• TASK DETAILS:
Repeat the data that follows, word for word, without the images.

** START DATA SHOWN **

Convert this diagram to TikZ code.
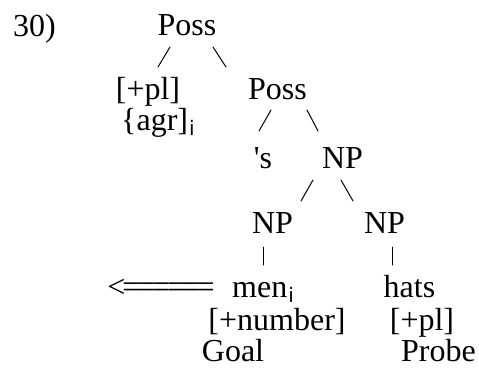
\documentclass[tikz,border=0pt]{standalone}
\usepackage{fontspec}
\setmainfont{Liberation Serif}
\newfontfamily\idxfont{DejaVu Sans}
\usepackage{tikz}
\usetikzlibrary{positioning}
\tikzset{
    branch/.style={line width=1pt, line cap=round, black}
}
\newcommand{\idx}{\kern1pt\raisebox{-5pt}{\idxfont\fontsize{20}{20}\selectfont i}}
\newcommand{\eq}{\kern-0.1em=}
\begin{document}
\begin{tikzpicture}[x=1pt, y=-1pt]
    \tikzstyle{every node}=[anchor=base, inner sep=0pt, font=\fontsize{32}{34}\selectfont];
    \useasboundingbox (0,0) rectangle (479,367);
    \node[anchor=base west] (ex) at (13,36) {30)};
    \node (poss1) at (187,35) {Poss};
    \node (pl1) at (148,99) {[+pl]};
    \node[anchor=base west] (agr) at (121,130) {\{agr]\idx};
    \node (poss2) at (277.5,99) {Poss};
    \node (s) at (263,168) {\textquotesingle s};
    \node (np1) at (342.5,168) {NP};
    \node (np2) at (272.5,233) {NP};
    \node (np3) at (384.5,233) {NP};
    \node (arr) at (161,297) {{<}\eq\eq\eq\eq\eq\eq};
    \node[anchor=base west] (men) at (232,297) {men\idx};
    \node (hats) at (409.5,297) {hats};
    \node (num) at (277,330) {[+number]};
    \node (pl2) at (422,330) {[+pl]};
    \node (goal) at (233,361) {Goal};
    \node (probe) at (438.5,361) {Probe};
    % branches
    \coordinate (a1) at (170,47);
    \coordinate (a2) at (158,67);
    \coordinate (a3) at (213,47);
    \coordinate (a4) at (226,67);
    \coordinate (a5) at (271,110);
    \coordinate (a6) at (259,131);
    \coordinate (a7) at (307,110);
    \coordinate (a8) at (318,131);
    \coordinate (a9) at (313,180);
    \coordinate (a10) at (301,201);
    \coordinate (a11) at (341,180);
    \coordinate (a12) at (353,201);
    \coordinate (a13) at (263,247);
    \coordinate (a14) at (263,265);
    \coordinate (a15) at (392,247);
    \coordinate (a16) at (392,265);
    \draw[branch] (a1) -- (a2);
    \draw[branch] (a3) -- (a4);
    \draw[branch] (a5) -- (a6);
    \draw[branch] (a7) -- (a8);
    \draw[branch] (a9) -- (a10);
    \draw[branch] (a11) -- (a12);
    \draw[branch] (a13) -- (a14);
    \draw[branch] (a15) -- (a16);
\end{tikzpicture}
\end{document}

** END DATA SHOWN **

• COMPLETE RESPONSE:
Convert this diagram to TikZ code.
\documentclass[tikz,border=0pt]{standalone}
\usepackage{fontspec}
\setmainfont{Liberation Serif}
\newfontfamily\idxfont{DejaVu Sans}
\usepackage{tikz}
\usetikzlibrary{positioning}
\tikzset{
    branch/.style={line width=1pt, line cap=round, black}
}
\newcommand{\idx}{\kern1pt\raisebox{-5pt}{\idxfont\fontsize{20}{20}\selectfont i}}
\newcommand{\eq}{\kern-0.1em=}
\begin{document}
\begin{tikzpicture}[x=1pt, y=-1pt]
    \tikzstyle{every node}=[anchor=base, inner sep=0pt, font=\fontsize{32}{34}\selectfont];
    \useasboundingbox (0,0) rectangle (479,367);
    \node[anchor=base west] (ex) at (13,36) {30)};
    \node (poss1) at (187,35) {Poss};
    \node (pl1) at (148,99) {[+pl]};
    \node[anchor=base west] (agr) at (121,130) {\{agr]\idx};
    \node (poss2) at (277.5,99) {Poss};
    \node (s) at (263,168) {\textquotesingle s};
    \node (np1) at (342.5,168) {NP};
    \node (np2) at (272.5,233) {NP};
    \node (np3) at (384.5,233) {NP};
    \node (arr) at (161,297) {{<}\eq\eq\eq\eq\eq\eq};
    \node[anchor=base west] (men) at (232,297) {men\idx};
    \node (hats) at (409.5,297) {hats};
    \node (num) at (277,330) {[+number]};
    \node (pl2) at (422,330) {[+pl]};
    \node (goal) at (233,361) {Goal};
    \node (probe) at (438.5,361) {Probe};
    % branches
    \coordinate (a1) at (170,47);
    \coordinate (a2) at (158,67);
    \coordinate (a3) at (213,47);
    \coordinate (a4) at (226,67);
    \coordinate (a5) at (271,110);
    \coordinate (a6) at (259,131);
    \coordinate (a7) at (307,110);
    \coordinate (a8) at (318,131);
    \coordinate (a9) at (313,180);
    \coordinate (a10) at (301,201);
    \coordinate (a11) at (341,180);
    \coordinate (a12) at (353,201);
    \coordinate (a13) at (263,247);
    \coordinate (a14) at (263,265);
    \coordinate (a15) at (392,247);
    \coordinate (a16) at (392,265);
    \draw[branch] (a1) -- (a2);
    \draw[branch] (a3) -- (a4);
    \draw[branch] (a5) -- (a6);
    \draw[branch] (a7) -- (a8);
    \draw[branch] (a9) -- (a10);
    \draw[branch] (a11) -- (a12);
    \draw[branch] (a13) -- (a14);
    \draw[branch] (a15) -- (a16);
\end{tikzpicture}
\end{document}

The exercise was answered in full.